Word Search(dfs)

Given a 2D board and a word, find if the word exists in the grid.

The word can be constructed from letters of sequentially adjacent cell, where "adjacent" cells are those horizontally or vertically neighboring. The same letter cell may not be used more than once.

For example, Givenboard=

[
  ['A','B','C','E'],
  ['S','F','C','S'],
  ['A','D','E','E']
]

word = "ABCCED", -> returns true,
word = "SEE", -> returns true,
word = "ABCB", -> returns false.

分析

DFS做matrix。

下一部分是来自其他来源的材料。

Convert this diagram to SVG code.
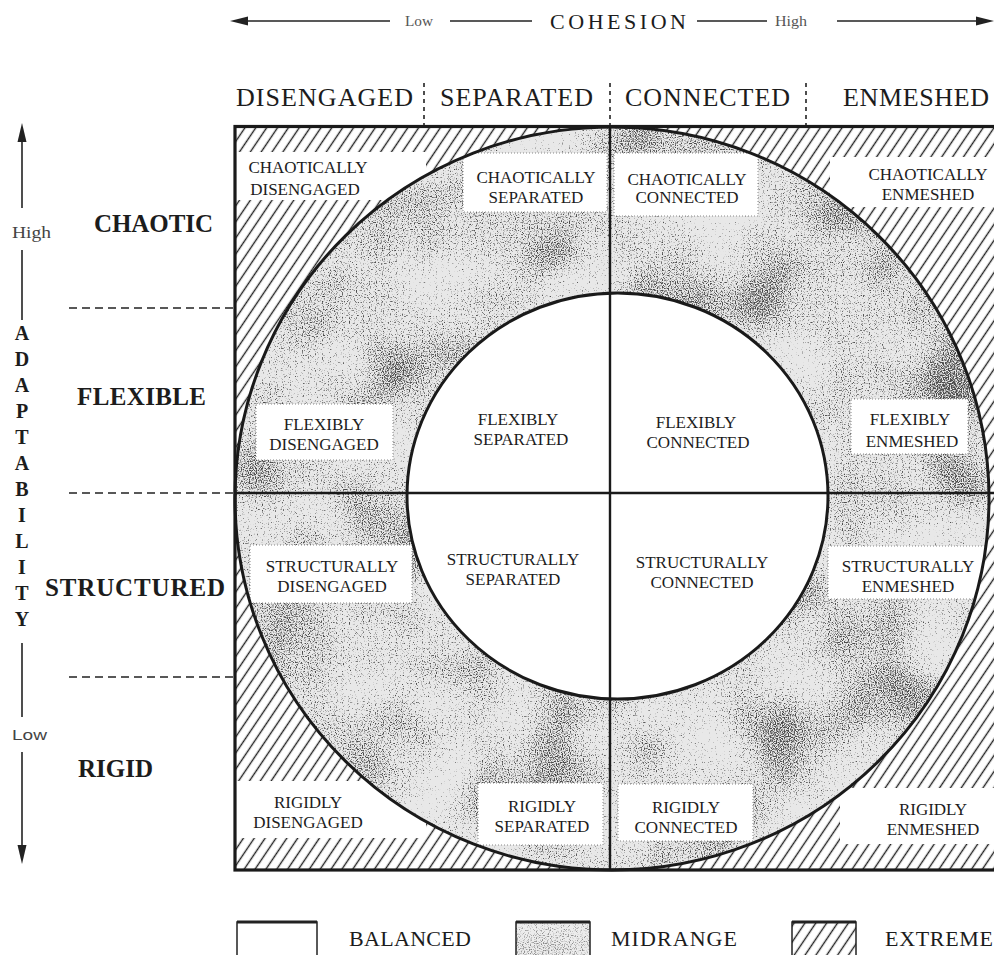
<svg xmlns="http://www.w3.org/2000/svg" width="994" height="955" viewBox="0 0 994 955">
<defs>
<style>
.ax{stroke:#222;stroke-width:1.6;fill:none}
.dash{stroke:#222;stroke-width:1.6;stroke-dasharray:8 5;fill:none}
.vd{stroke:#222;stroke-width:1.6;stroke-dasharray:4 4;fill:none}
.head{fill:#222}
.t{font-family:"Liberation Serif","Times New Roman",serif;fill:#1c1c1c}
.hdr{font-size:26px}
.row{font-size:25px;font-weight:bold}
.adapt{font-size:20px;font-weight:bold;text-anchor:middle}
.cell{font-size:17px;text-anchor:middle}
.small{font-size:14px;fill:#555}
.leg{font-size:22px}
.box{fill:#fff;stroke:#888;stroke-width:1;stroke-dasharray:1 2}
.band{fill:#fff}
.rule{stroke:#1a1a1a;stroke-width:3;fill:none}
.thin{stroke:#1a1a1a;stroke-width:2.4;fill:none}
</style>
<pattern id="hatch" patternUnits="userSpaceOnUse" width="9" height="20" patternTransform="rotate(34)">
<rect width="9" height="20" fill="#fff"/>
<line x1="4.5" y1="0" x2="4.5" y2="20" stroke="#222" stroke-width="1.4"/>
</pattern>
<!-- fine speckle modulated by a slow cloud for the printed stipple -->
<filter id="grain" x="0" y="0" width="1" height="1" color-interpolation-filters="sRGB">
<feTurbulence type="fractalNoise" baseFrequency="0.85" numOctaves="1" seed="4" result="f"/>
<feColorMatrix in="f" type="matrix" values="1 0 0 0 0  1 0 0 0 0  1 0 0 0 0  0 0 0 0 1" result="fg"/>
<feTurbulence type="fractalNoise" baseFrequency="0.012" numOctaves="2" seed="11" result="c"/>
<feColorMatrix in="c" type="matrix" values="1 0 0 0 0  1 0 0 0 0  1 0 0 0 0  0 0 0 0 1" result="cg"/>
<feComposite in="fg" in2="cg" operator="arithmetic" k2="1" k3="0.45" k4="-0.22" result="m"/>
<feColorMatrix in="m" type="matrix" values="0 0 0 0 0.3  0 0 0 0 0.3  0 0 0 0 0.3  5 0 0 0 -2.75"/>
</filter>
<clipPath id="ring">
<path clip-rule="evenodd" d="M235,498.5 a377,371.5 0 1,0 754,0 a377,371.5 0 1,0 -754,0 Z M407,496 a210.5,203 0 1,0 421,0 a210.5,203 0 1,0 -421,0 Z"/>
</clipPath>
<clipPath id="corners">
<path clip-rule="evenodd" d="M235,126.5 H1000 V870 H235 Z M235,498.5 a377,371.5 0 1,0 754,0 a377,371.5 0 1,0 -754,0 Z"/>
</clipPath>
<clipPath id="legMid"><rect x="516" y="922" width="74" height="40"/></clipPath>
</defs>

<rect width="994" height="955" fill="#fff"/>

<!-- extreme zone: hatched corners outside the outer circle -->
<g id="extreme-zone" clip-path="url(#corners)">
<rect x="235" y="126" width="765" height="745" fill="url(#hatch)"/>
<rect class="band" x="236" y="152" width="190" height="48"/>
<rect class="band" x="830" y="157" width="170" height="50"/>
<rect class="band" x="236" y="781" width="190" height="57"/>
<rect class="band" x="840" y="788" width="160" height="56"/>
</g>

<!-- midrange zone: stippled ring between the circles -->
<g id="midrange-zone" clip-path="url(#ring)">
<rect x="235" y="126" width="760" height="745" fill="#e8e8e8"/>
<rect x="235" y="126" width="760" height="745" fill="#000" filter="url(#grain)"/>
<rect class="box" x="463" y="153" width="144" height="59"/>
<rect class="box" x="614" y="153" width="144" height="63"/>
<rect class="box" x="256" y="404" width="137" height="56"/>
<rect class="box" x="851" y="399" width="117" height="55"/>
<rect class="box" x="250" y="545" width="162" height="58"/>
<rect class="box" x="828" y="546" width="160" height="53"/>
<rect class="box" x="478" y="783" width="125" height="62"/>
<rect class="box" x="618" y="784" width="135" height="57"/>
</g>

<!-- frame, circles and quadrant rules -->
<g id="grid">
<ellipse class="rule" cx="612" cy="498.5" rx="377" ry="371.5"/>
<ellipse class="rule" cx="617.5" cy="496" rx="210.5" ry="203"/>
<line class="thin" x1="235" y1="493" x2="1000" y2="493"/>
<line class="thin" x1="610" y1="126" x2="610" y2="870"/>
<rect x="235" y="126.5" width="770" height="743.5" fill="none" stroke="#1a1a1a" stroke-width="3.2"/>
</g>

<!-- axes and dividers -->
<g id="connectors">
<line class="ax" x1="244" y1="21" x2="390" y2="21"/>
<line class="ax" x1="450" y1="21" x2="532" y2="21"/>
<line class="ax" x1="697" y1="21" x2="767" y2="21"/>
<line class="ax" x1="837" y1="21" x2="980" y2="21"/>
<path class="head" d="M230,21 L248,16.5 L248,25.5 Z"/>
<path class="head" d="M994,21 L976,16.5 L976,25.5 Z"/>
<line class="ax" x1="22" y1="138" x2="22" y2="208"/>
<line class="ax" x1="22" y1="250" x2="22" y2="320"/>
<line class="ax" x1="22" y1="643" x2="22" y2="717"/>
<line class="ax" x1="22" y1="752" x2="22" y2="850"/>
<path class="head" d="M22,123 L17.5,142 L26.5,142 Z"/>
<path class="head" d="M22,864 L17.5,845 L26.5,845 Z"/>
<line class="vd" x1="424" y1="83" x2="424" y2="125"/>
<line class="vd" x1="610" y1="83" x2="610" y2="125"/>
<line class="vd" x1="806" y1="83" x2="806" y2="125"/>
<line class="dash" x1="69" y1="308" x2="234" y2="308"/>
<line class="dash" x1="69" y1="493" x2="234" y2="493"/>
<line class="dash" x1="69" y1="677" x2="234" y2="677"/>
</g>

<!-- cohesion axis -->
<g id="cohesion-axis" class="t">
<text class="small" x="405" y="26" textLength="28" lengthAdjust="spacingAndGlyphs">Low</text>
<text x="550" y="29" font-size="22" textLength="136" lengthAdjust="spacing">COHESION</text>
<text class="small" x="775" y="26" textLength="32" lengthAdjust="spacingAndGlyphs">High</text>
</g>

<!-- column headings -->
<g id="col-disengaged" class="t hdr"><text x="236" y="106" textLength="177" lengthAdjust="spacing">DISENGAGED</text></g>
<g id="col-separated" class="t hdr"><text x="440" y="106" textLength="153" lengthAdjust="spacing">SEPARATED</text></g>
<g id="col-connected" class="t hdr"><text x="625" y="106" textLength="165" lengthAdjust="spacing">CONNECTED</text></g>
<g id="col-enmeshed" class="t hdr"><text x="843" y="106" textLength="146" lengthAdjust="spacing">ENMESHED</text></g>

<!-- adaptability axis -->
<g id="adaptability-axis" class="t">
<text x="12" y="238" font-size="16" fill="#444" textLength="39" lengthAdjust="spacingAndGlyphs">High</text>
<text x="12" y="740" font-size="15" fill="#444" font-family="Liberation Sans, Arial, sans-serif" textLength="35" lengthAdjust="spacingAndGlyphs">Low</text>
<g class="adapt">
<text x="22" y="340">A</text>
<text x="22" y="366">D</text>
<text x="22" y="392">A</text>
<text x="22" y="418">P</text>
<text x="22" y="444">T</text>
<text x="22" y="470">A</text>
<text x="22" y="496">B</text>
<text x="22" y="522">I</text>
<text x="22" y="548">L</text>
<text x="22" y="574">I</text>
<text x="22" y="600">T</text>
<text x="22" y="626">Y</text>
</g>
</g>

<!-- row headings -->
<g id="row-chaotic" class="t row"><text x="94" y="232" textLength="119" lengthAdjust="spacing">CHAOTIC</text></g>
<g id="row-flexible" class="t row"><text x="77" y="405" textLength="129" lengthAdjust="spacing">FLEXIBLE</text></g>
<g id="row-structured" class="t row"><text x="45" y="596" textLength="180" lengthAdjust="spacing">STRUCTURED</text></g>
<g id="row-rigid" class="t row"><text x="78" y="777" textLength="75" lengthAdjust="spacing">RIGID</text></g>

<!-- cells -->
<g id="chaotically-disengaged" class="t cell"><text x="308" y="173">CHAOTICALLY</text><text x="305" y="195">DISENGAGED</text></g>
<g id="chaotically-separated" class="t cell"><text x="536" y="183">CHAOTICALLY</text><text x="536" y="203">SEPARATED</text></g>
<g id="chaotically-connected" class="t cell"><text x="687" y="185">CHAOTICALLY</text><text x="687" y="203">CONNECTED</text></g>
<g id="chaotically-enmeshed" class="t cell"><text x="928" y="180">CHAOTICALLY</text><text x="928" y="200">ENMESHED</text></g>

<g id="flexibly-disengaged" class="t cell"><text x="324" y="430">FLEXIBLY</text><text x="324" y="450">DISENGAGED</text></g>
<g id="flexibly-separated" class="t cell"><text x="518" y="425">FLEXIBLY</text><text x="521" y="445">SEPARATED</text></g>
<g id="flexibly-connected" class="t cell"><text x="696" y="428">FLEXIBLY</text><text x="698" y="448">CONNECTED</text></g>
<g id="flexibly-enmeshed" class="t cell"><text x="910" y="425">FLEXIBLY</text><text x="912" y="447">ENMESHED</text></g>

<g id="structurally-disengaged" class="t cell"><text x="332" y="572">STRUCTURALLY</text><text x="332" y="592">DISENGAGED</text></g>
<g id="structurally-separated" class="t cell"><text x="513" y="565">STRUCTURALLY</text><text x="513" y="585">SEPARATED</text></g>
<g id="structurally-connected" class="t cell"><text x="702" y="568">STRUCTURALLY</text><text x="702" y="588">CONNECTED</text></g>
<g id="structurally-enmeshed" class="t cell"><text x="908" y="572">STRUCTURALLY</text><text x="908" y="592">ENMESHED</text></g>

<g id="rigidly-disengaged" class="t cell"><text x="308" y="808">RIGIDLY</text><text x="308" y="828">DISENGAGED</text></g>
<g id="rigidly-separated" class="t cell"><text x="542" y="812">RIGIDLY</text><text x="542" y="832">SEPARATED</text></g>
<g id="rigidly-connected" class="t cell"><text x="686" y="813">RIGIDLY</text><text x="686" y="833">CONNECTED</text></g>
<g id="rigidly-enmeshed" class="t cell"><text x="933" y="815">RIGIDLY</text><text x="933" y="835">ENMESHED</text></g>

<!-- legend -->
<g id="legend-balanced">
<rect x="237" y="922" width="80" height="40" fill="#fff" stroke="#222" stroke-width="1.5"/>
<line x1="237" y1="922" x2="317" y2="922" stroke="#222" stroke-width="3"/>
<text class="t leg" x="349" y="946" textLength="122" lengthAdjust="spacing">BALANCED</text>
</g>
<g id="legend-midrange">
<g clip-path="url(#legMid)">
<rect x="516" y="922" width="74" height="40" fill="#ececec"/>
<rect x="516" y="922" width="74" height="40" fill="#000" filter="url(#grain)" opacity="0.6"/>
</g>
<rect x="516" y="922" width="74" height="40" fill="none" stroke="#222" stroke-width="1.5"/>
<line x1="516" y1="922" x2="590" y2="922" stroke="#222" stroke-width="3"/>
<text class="t leg" x="611" y="946" textLength="126" lengthAdjust="spacing">MIDRANGE</text>
</g>
<g id="legend-extreme">
<rect x="792" y="922" width="64" height="40" fill="url(#hatch)" stroke="#222" stroke-width="1.5"/>
<line x1="792" y1="922" x2="856" y2="922" stroke="#222" stroke-width="3"/>
<text class="t leg" x="885" y="946" textLength="108" lengthAdjust="spacing">EXTREME</text>
</g>
</svg>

这种有重复元素的，visited用二维数组的坐标来判定。

这种有返回值的dfs,遇到合法值直接返回，不用管后来回溯的visite的reset了。

此题找到入口然后开始DFS，四个方向伸展。

class Solution {
    static boolean[][] visited;
    boolean dfs(char[][] board, int i, int j, String word, int pos){
        if(pos == word.length()){
            return true;
        }
        if(i < 0 || j < 0 || i >= board.length || j >= board[0].length || board[i][j] != word.charAt(pos)  || visited[i][j]){
            return false;
        }
        visited[i][j] = true;
        if(dfs(board,i + 1,j, word, pos + 1) 
           || dfs(board,i,j + 1, word, pos + 1) 
           || dfs(board,i - 1,j, word, pos + 1) 
           || dfs(board,i,j - 1, word, pos + 1)){
            return true;
        }
        visited[i][j] = false;
        return false;
    }
    public boolean exist(char[][] board, String word) {
        int n = board.length;
        int m = board[0].length; 
        visited = new boolean[n][m];
        for(int i = 0; i < n; i ++){
            for(int j = 0; j < m; j ++){                
                    if((word.charAt(0) == board[i][j]) && dfs(board,i,j, word, 0)){
                        return true;
                    }                
            }
        }
        return false;
    }
}